* start *

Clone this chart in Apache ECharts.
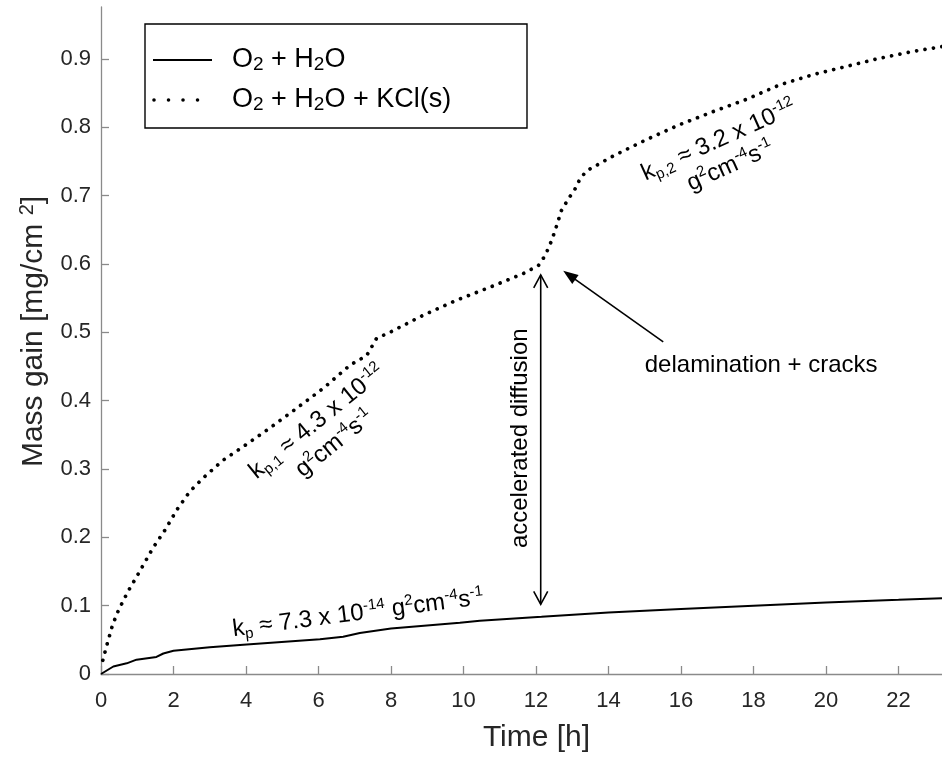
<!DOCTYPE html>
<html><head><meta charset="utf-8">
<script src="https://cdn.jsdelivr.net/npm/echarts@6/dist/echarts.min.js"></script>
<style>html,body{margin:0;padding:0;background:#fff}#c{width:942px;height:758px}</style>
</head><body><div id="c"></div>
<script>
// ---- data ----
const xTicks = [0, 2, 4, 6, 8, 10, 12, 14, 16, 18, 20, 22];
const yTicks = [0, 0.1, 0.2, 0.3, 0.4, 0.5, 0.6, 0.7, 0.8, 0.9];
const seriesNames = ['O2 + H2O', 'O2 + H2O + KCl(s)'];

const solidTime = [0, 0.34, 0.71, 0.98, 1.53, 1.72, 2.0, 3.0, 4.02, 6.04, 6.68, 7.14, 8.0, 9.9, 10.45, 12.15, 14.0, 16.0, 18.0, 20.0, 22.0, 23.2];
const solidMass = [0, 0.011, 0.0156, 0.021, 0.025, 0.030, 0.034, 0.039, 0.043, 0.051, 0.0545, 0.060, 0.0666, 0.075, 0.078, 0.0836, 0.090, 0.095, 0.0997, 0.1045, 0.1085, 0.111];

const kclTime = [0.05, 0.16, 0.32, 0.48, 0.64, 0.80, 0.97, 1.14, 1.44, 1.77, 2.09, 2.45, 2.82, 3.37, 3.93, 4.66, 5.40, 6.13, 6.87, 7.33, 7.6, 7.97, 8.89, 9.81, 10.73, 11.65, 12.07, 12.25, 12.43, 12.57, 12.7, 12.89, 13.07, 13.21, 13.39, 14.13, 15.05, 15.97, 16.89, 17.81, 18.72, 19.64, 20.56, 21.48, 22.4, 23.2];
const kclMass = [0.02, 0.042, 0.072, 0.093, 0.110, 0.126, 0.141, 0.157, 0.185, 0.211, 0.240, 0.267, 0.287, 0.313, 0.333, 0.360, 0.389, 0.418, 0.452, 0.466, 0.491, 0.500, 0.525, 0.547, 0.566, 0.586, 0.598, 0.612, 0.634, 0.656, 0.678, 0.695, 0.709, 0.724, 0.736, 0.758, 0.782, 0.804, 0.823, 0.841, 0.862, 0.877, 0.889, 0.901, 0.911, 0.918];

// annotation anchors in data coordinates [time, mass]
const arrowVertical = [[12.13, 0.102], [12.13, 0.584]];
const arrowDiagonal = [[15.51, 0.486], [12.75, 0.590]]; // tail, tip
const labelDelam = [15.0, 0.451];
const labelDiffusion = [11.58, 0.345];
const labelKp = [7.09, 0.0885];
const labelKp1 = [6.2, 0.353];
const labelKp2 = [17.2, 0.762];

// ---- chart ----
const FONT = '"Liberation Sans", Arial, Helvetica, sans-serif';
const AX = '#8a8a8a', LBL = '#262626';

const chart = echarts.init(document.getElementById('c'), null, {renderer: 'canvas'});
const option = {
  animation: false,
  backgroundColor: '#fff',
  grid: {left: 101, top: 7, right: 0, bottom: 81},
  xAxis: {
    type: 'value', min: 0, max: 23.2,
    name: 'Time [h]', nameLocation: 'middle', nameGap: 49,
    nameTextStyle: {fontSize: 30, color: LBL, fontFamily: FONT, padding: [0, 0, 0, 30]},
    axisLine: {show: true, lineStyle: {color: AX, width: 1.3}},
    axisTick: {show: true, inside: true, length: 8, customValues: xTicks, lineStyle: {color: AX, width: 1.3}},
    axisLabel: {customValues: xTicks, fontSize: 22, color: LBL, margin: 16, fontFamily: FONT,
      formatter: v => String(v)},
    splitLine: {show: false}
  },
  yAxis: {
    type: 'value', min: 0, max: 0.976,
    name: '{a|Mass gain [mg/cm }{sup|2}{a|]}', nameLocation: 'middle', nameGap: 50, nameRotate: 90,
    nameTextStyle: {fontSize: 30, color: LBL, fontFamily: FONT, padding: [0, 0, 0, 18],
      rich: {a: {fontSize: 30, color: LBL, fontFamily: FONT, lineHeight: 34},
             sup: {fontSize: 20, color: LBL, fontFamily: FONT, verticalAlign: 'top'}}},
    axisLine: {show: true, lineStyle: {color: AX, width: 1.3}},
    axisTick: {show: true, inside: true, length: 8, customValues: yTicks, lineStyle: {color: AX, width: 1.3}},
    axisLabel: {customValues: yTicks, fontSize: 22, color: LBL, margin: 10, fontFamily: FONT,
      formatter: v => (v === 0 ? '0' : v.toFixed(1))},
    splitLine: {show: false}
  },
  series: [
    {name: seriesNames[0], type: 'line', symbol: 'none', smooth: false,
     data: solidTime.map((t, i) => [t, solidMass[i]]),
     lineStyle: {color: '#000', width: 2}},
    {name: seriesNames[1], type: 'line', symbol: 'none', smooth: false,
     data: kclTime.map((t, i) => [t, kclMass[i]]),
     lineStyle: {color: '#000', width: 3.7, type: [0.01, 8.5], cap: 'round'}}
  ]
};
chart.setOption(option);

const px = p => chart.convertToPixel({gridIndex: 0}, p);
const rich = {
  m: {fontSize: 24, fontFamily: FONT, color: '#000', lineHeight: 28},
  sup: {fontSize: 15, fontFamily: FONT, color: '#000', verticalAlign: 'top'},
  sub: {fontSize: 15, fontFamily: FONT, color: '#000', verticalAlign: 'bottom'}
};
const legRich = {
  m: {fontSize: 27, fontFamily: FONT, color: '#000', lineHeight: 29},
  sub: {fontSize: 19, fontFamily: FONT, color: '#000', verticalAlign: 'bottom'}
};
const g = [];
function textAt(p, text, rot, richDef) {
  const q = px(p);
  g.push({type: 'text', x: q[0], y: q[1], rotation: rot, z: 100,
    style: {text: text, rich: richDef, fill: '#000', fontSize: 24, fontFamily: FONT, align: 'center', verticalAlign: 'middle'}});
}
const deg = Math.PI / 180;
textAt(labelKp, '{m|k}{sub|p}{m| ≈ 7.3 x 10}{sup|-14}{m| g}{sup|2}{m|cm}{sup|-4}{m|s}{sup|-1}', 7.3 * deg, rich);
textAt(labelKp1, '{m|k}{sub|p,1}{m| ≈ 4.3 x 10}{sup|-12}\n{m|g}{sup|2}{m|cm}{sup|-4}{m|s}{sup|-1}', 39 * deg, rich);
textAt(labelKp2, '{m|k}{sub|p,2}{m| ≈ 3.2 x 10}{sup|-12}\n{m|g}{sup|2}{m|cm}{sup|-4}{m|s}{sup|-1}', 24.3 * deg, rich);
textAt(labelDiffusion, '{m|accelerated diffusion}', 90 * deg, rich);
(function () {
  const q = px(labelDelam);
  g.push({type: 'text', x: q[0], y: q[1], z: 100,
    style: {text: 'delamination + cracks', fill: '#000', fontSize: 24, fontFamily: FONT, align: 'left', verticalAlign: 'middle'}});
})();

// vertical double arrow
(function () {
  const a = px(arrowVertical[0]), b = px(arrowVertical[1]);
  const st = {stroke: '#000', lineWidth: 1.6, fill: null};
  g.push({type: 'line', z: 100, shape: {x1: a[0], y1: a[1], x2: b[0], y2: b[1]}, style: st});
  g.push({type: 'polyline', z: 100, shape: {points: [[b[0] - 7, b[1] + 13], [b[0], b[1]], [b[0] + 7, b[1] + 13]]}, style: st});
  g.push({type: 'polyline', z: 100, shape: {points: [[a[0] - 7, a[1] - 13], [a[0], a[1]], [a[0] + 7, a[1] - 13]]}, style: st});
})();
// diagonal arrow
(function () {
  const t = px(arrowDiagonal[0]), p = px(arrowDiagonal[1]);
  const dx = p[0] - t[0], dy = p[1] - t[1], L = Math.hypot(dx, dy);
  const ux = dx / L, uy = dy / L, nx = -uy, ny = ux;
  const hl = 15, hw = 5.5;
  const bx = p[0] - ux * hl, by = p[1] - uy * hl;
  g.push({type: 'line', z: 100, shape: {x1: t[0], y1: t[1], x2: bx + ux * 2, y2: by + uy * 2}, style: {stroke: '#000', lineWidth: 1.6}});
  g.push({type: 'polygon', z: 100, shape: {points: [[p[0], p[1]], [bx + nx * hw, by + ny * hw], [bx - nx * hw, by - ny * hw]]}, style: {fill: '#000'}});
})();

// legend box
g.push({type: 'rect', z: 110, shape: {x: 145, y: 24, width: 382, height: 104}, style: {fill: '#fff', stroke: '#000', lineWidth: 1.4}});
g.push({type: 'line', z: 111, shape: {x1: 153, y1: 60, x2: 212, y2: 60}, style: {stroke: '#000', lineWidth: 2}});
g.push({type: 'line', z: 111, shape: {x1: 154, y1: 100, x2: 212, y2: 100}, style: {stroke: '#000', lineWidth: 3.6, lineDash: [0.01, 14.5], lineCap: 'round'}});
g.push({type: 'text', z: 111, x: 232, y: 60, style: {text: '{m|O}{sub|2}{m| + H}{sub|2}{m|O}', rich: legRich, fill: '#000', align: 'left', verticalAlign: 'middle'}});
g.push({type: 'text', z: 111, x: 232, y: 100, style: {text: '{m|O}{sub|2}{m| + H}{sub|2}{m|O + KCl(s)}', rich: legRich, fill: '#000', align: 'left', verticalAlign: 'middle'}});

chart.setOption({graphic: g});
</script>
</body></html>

* end *

Copy nothing but the lines from the top of the data down to the line containing "0.1045, 0.1085, 0.111];", and leave the pictures out.

# Answer to the exercise:
Clone this chart in Apache ECharts.
<!DOCTYPE html>
<html><head><meta charset="utf-8">
<script src="https://cdn.jsdelivr.net/npm/echarts@6/dist/echarts.min.js"></script>
<style>html,body{margin:0;padding:0;background:#fff}#c{width:942px;height:758px}</style>
</head><body><div id="c"></div>
<script>
// ---- data ----
const xTicks = [0, 2, 4, 6, 8, 10, 12, 14, 16, 18, 20, 22];
const yTicks = [0, 0.1, 0.2, 0.3, 0.4, 0.5, 0.6, 0.7, 0.8, 0.9];
const seriesNames = ['O2 + H2O', 'O2 + H2O + KCl(s)'];

const solidTime = [0, 0.34, 0.71, 0.98, 1.53, 1.72, 2.0, 3.0, 4.02, 6.04, 6.68, 7.14, 8.0, 9.9, 10.45, 12.15, 14.0, 16.0, 18.0, 20.0, 22.0, 23.2];
const solidMass = [0, 0.011, 0.0156, 0.021, 0.025, 0.030, 0.034, 0.039, 0.043, 0.051, 0.0545, 0.060, 0.0666, 0.075, 0.078, 0.0836, 0.090, 0.095, 0.0997, 0.1045, 0.1085, 0.111];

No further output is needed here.